Jaguar Land Rover has unveiled a vehicle that can be remote controlled using a smartphone.

The smartphone app includes control of steering, accelerator and brakes as well as changing from high and low range, allowing a driver to slowly walk alongside the car and manoeuvre it into parking spaces or past difficult off-road terrain.

The remote control function to the adapted Range Rover Sport only operates if the user is within 10 metres of the car and the smart key can be detected.

Jaguar hopes to advance the technology to the point where a driver can give a command from the handset to traverse an obstacle or exit a parking space and the car does the rest.

Dr Wolfgang Epple, director of research and technology, Jaguar Land Rover, said: ‘Getting a car out of a tricky parking manoeuvre can be a stressful experience for any driver. A Remote Control car, or a vehicle that can autonomously turn in the road, demonstrates how we could use these new technologies to reduce the tedious parts of driving and improve road safety.
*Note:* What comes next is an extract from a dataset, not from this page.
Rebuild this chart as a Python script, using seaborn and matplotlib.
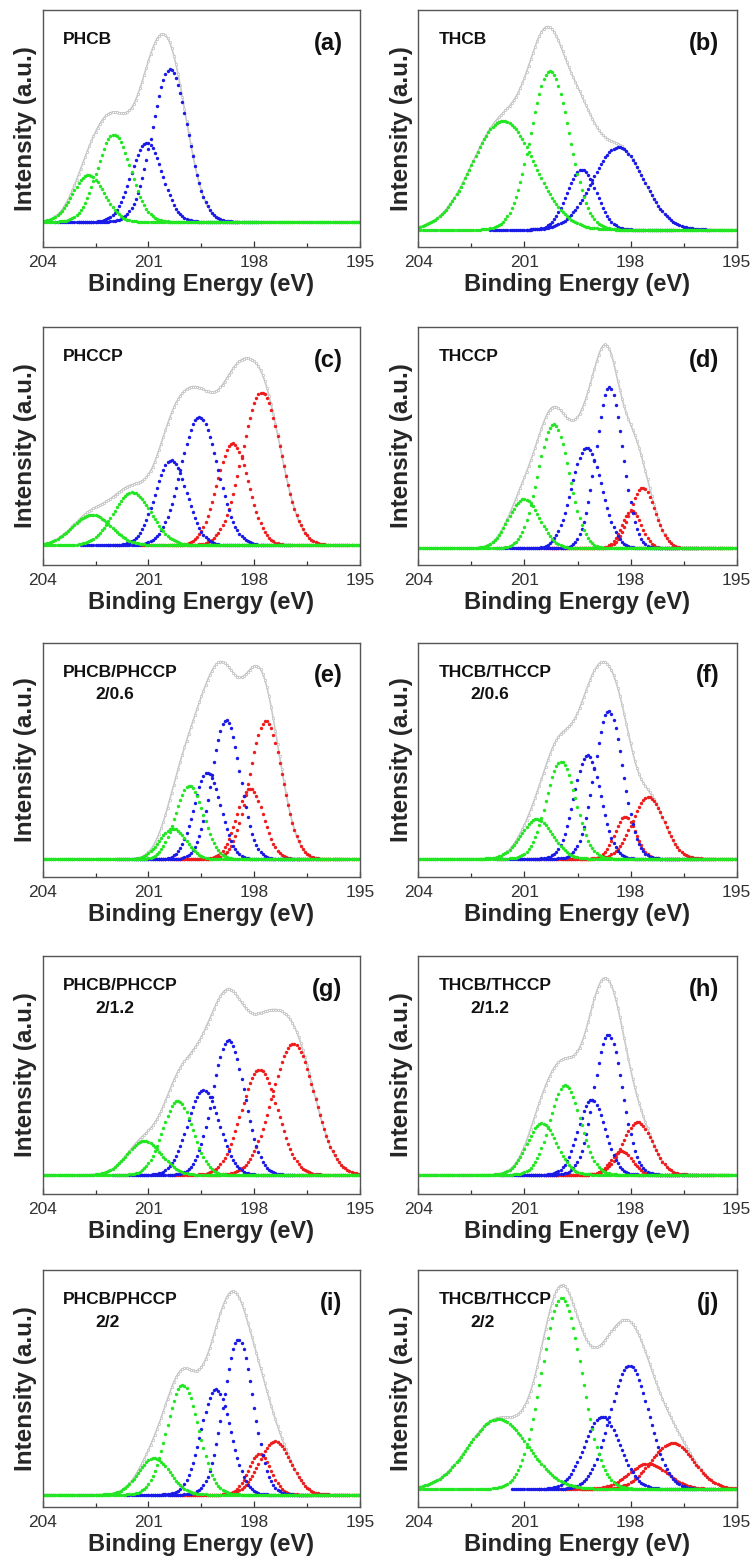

‘Research into technologies like these won't only help us deliver an autonomous car. They will help make real driving safer and more enjoyable. The same sensors and systems that will help an autonomous car make the right decisions, will assist the driver and enhance the experience to help prevent accidents. Autonomous car technologies will not take away the fun of driving.’

As part of ongoing into work into automated vehicles, researchers at the motoring giant said they are developing sensing technologies that would work ‘in all weathers and in all environments’.

This work requires a fusion of sensors with different attributes including radar, LIDAR, cameras, ultrasonics and structured light technology, Jaguar said.

Dr Epple added: ‘We are working on an array of new sensors that would enable a car to operate in any environment, without any outside intervention or input from lane markings or roadside infrastructure like traffic lights. Our research engineers have a nickname for a car with this level of capability: the 'Solo Car'.’

Jaguar's 'Multi-Point Turn' Range Rover Sport will perform an autonomous 180-degree turn using sensors to assess available space and avoid hazards and taking over gear selection, steering, braking and acceleration.

Jaguar Land Rover is part of the UK Autodrive consortium undertaking real-world testing of new automated car technologies in Coventry and Milton Keynes.